Yes, purchase this book! Save up for it if you need to, but invest in Reformation Worship from New Growth Press.



And now, the latest volume in an appreciated Lutheran set!


I am encouraged that new volumes are once again appearing in the series.



A Dogmatics Resource Based Upon the Outline
and Thought Pattern of the Lutheran Confessions

About the Series . . .

"In the fall of 1984, Dr. Robert Preus, the president of Concordia Theological Seminary in Fort Wayne, Indiana, presented his plans to some of his colleagues for a series to be called Confessional Lutheran Dogmatics. These volumes were to supplement and not replace Francis Pieper's Christian Dogmatics. They were to be directed to pastors, seminary students, and all with an interest in confessional Lutheran theology." From the Preface to Baptism, by David P. Scaer.

 

From the General Introduction by Robert D. Preus, General Editor, 1984-95:

"For some time now those of us in the Lutheran church who have interested ourselves in the Lutheran Confessions, taught from them, and conducted research in these great symbolic writings have recognized the need for a dogmatics resource based upon the outline and thought pattern of the Lutheran Confessions. Such a resource, heretofore available only in Leonard Hutter's little Compendium Locorum Theologicorum, would address theologians of our day with a truly confessional answer to the theological issues we are facing in Christianity and in our Lutheran Zion today. We were in no way interested in replacing as a textbook in our Lutheran Church–Missouri Synod Francis Pieper's monumental Christian Dogmatics, which has served students in our church body and others for three generations. Such an endeavor would have been unnecessary and unproductive. The authors of the various monographs in this Confessional Lutheran Dogmatics series come at their respective subjects from somewhat different vantage points and backgrounds and personal predilections as they practice dogmatics. It was decided, therefore, to issue a series of dogmatics treatises on the primary articles of faith usually taken up in traditional dogmatics since the sixteenth century . . .

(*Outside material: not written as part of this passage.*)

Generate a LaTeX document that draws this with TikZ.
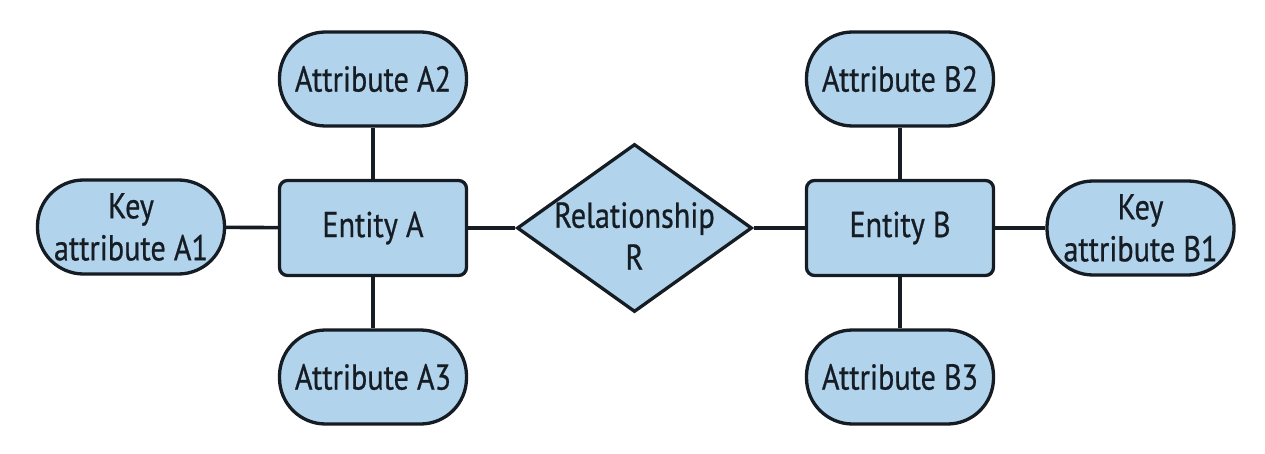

The volumes making up Confessional Lutheran Dogmatics are not a theology of the Lutheran Confessions; they are rather a series in dogmatics. They differ from other dogmatics books in that they are patterned strictly after the theology of the Book of Concord as they address the issues of today. They follow not only the theology of the Book of Concord, . . . the authors of the present volumes follow the actual pattern of thought (forma et quasi typus . . .) of the Lutheran Confessions. Such a procedure is according to the principle of the Confessions themselves; creeds and confessions are indeed a pattern and norm according to which all other books and writings are to be accepted and judged. This fact will account for the agreement in both doctrine and formulation that the reader will observe within the present entire dogmatics series; the authors bind themselves not only generally to the theology of the Book of Concord, but to its content and terminology (rebus et phrasibus). . . .


As a confessional Lutheran dogmatics, the present volume will consciously and scrupulously draw its doctrine from Scripture. All the Confessions, beginning with the creeds and concluding with the Formula of Concord, claim to be and are direct explications of Sacred Scripture. As such, their purpose is never to lead us away from Scripture, nor to summarize the Scriptures in such a way as to make their further study unnecessary. They are written to lead us into the Scriptures….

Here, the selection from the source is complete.